I love underdog stories. There's great hope in them. Even if all the odds are stacked against you, and nobody gives you a chance, if you’ve enough belief and things go right for you, you can succeed. It’s a great message to anybody that might find themselves in not such a good place or if they’ve failed a few times. It’s why we want to see the underdog succeed because deep down we can resonate with the underdog. Everybody’s been one at some stage in their life. If the underdog can do it, there’s hope for me. It’s why I love movies like Coach Carter because it’s about teams who were down and struggling, but they lifted themselves.
How to Fail With Elizabeth Day is an excellent podcast. She covers successful people, but it’s about their greatest failures. For all of us, we don't talk enough about our failures. We hide them or we can be ashamed of them. It's something I advocate for as a performance coach – that failures aren’t weaknesses. I’ve learned that from sport. You fail every time you play sports, whether you’re on a Junior D team or you’re Usain Bolt or Katie Taylor. You make mistakes. You mess up, but it's about how you use the lessons learned from those failures. One of the questions I often ask people is: what is your epic failure? It could be a relationship that went wrong that forced you to meet the love of your life. Or it could be a job you got fired from that forced you out of your comfort zone to set up your company that you now have 100 people working in.

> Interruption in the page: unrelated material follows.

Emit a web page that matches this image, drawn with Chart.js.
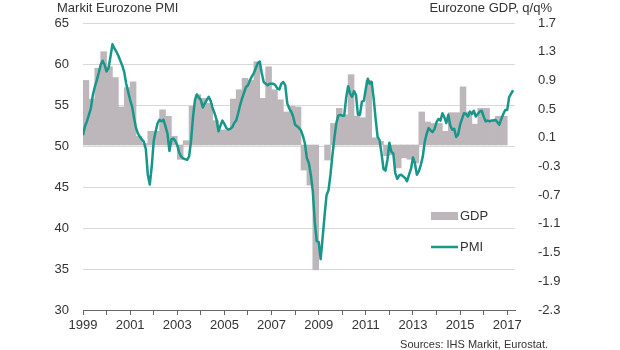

There's a Theodore Roosevelt speech, 'The Man in the Arena'. The gist of it is that “the credit belongs to the man who is actually in the arena, whose face is marred by dust and sweat and blood”. Basically, people that sit down and criticise you aren't the ones you need to worry about. The important thing is that you're doing it, giving it a go. It doesn't matter if you fail. I have it framed downstairs in our hall at home. I try not to put myself in a box. Back in 2014, I was the Cork Rose of Tralee, and the Cork senior camogie captain. A lot of people were saying, “But sure you can’t be both”. Why not? Who says you can’t? I love that mentality in musicians, for example, when they deviate and try something new.